語りえぬことこそ理解されるべき当のものである。正確無比の調律で知られるウィトゲンシュタインは譜面を無効とした。しかし、朔太郎に関しては娘の観察が全てだ。語りえぬものは語られた中身に読み取ることが出来る。この作品は著者の内宇宙の顕現であり、詩の卵のようなものだから・・・。諦めに徹した詩人の厳父も奥の院から登場する。無用の人を中心に奇妙な家族が愛の円環を閉じる時、著者は作家として完結する。

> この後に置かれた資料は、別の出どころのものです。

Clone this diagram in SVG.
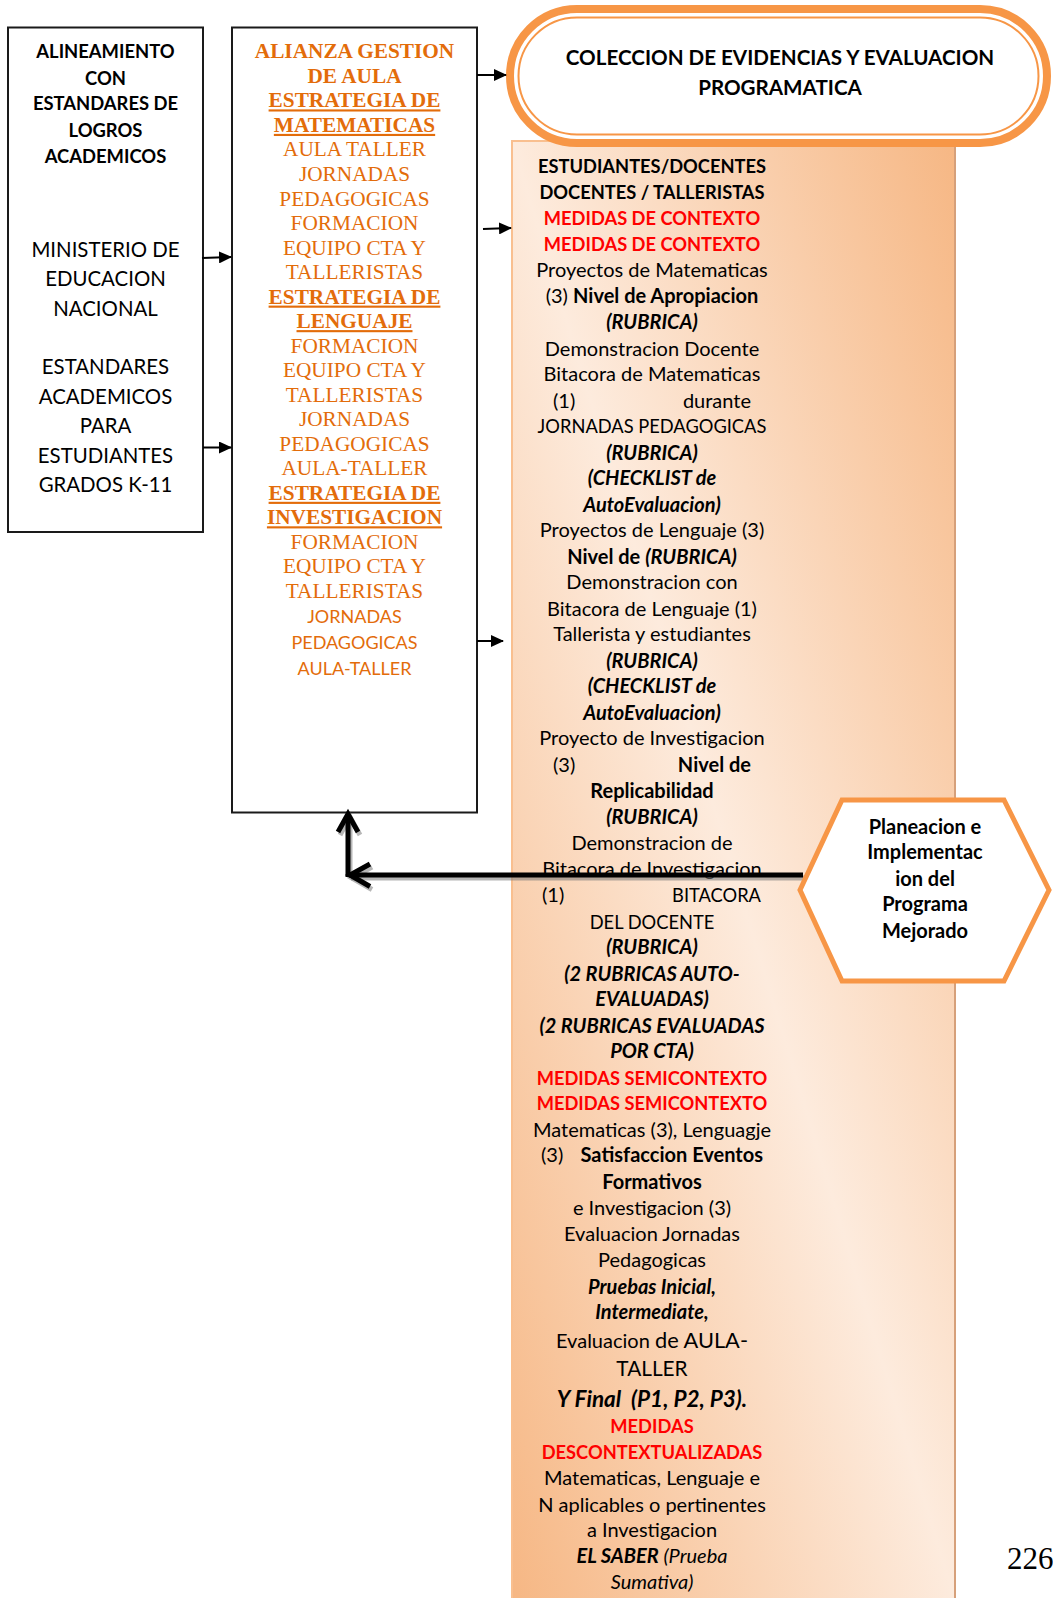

さて、生きる理由を欠いた詩人がこの世の最期に見たいと言ったおだまきの花とは? <苧環。キンポウゲ科の観賞用多年草。高山に自生するミヤマオダマキが原種といわれる。高さ約20センチメートル。葉は白色を帯びた複葉。四〜五月ごろ枝頭に碧紫色または白色の五弁花を開く。花弁の下端は突起を出す。萼片も花弁状。いとくり。>と「広辞苑」にある。実に変哲のない花だ。霊界の胚種とは到底思えないのだが、偶々読んだ澁澤龍彦の「フローラ逍遥」という絵入りの美しい本にこんなことが書かれていた。その形姿が鳩に似ていることから聖霊のシンボルとなり、<貞淑の怪物性>と並び称されてからは不義密通の合言葉となった、と。この故事に倣うなら、真に朔太郎的な花である。なにやらノバーリスの「青い花」めく神秘性も仄かに漂い始めるではないか。
おだまきの花を語ることなく、この本自体が苧環の花となって馥郁と匂う。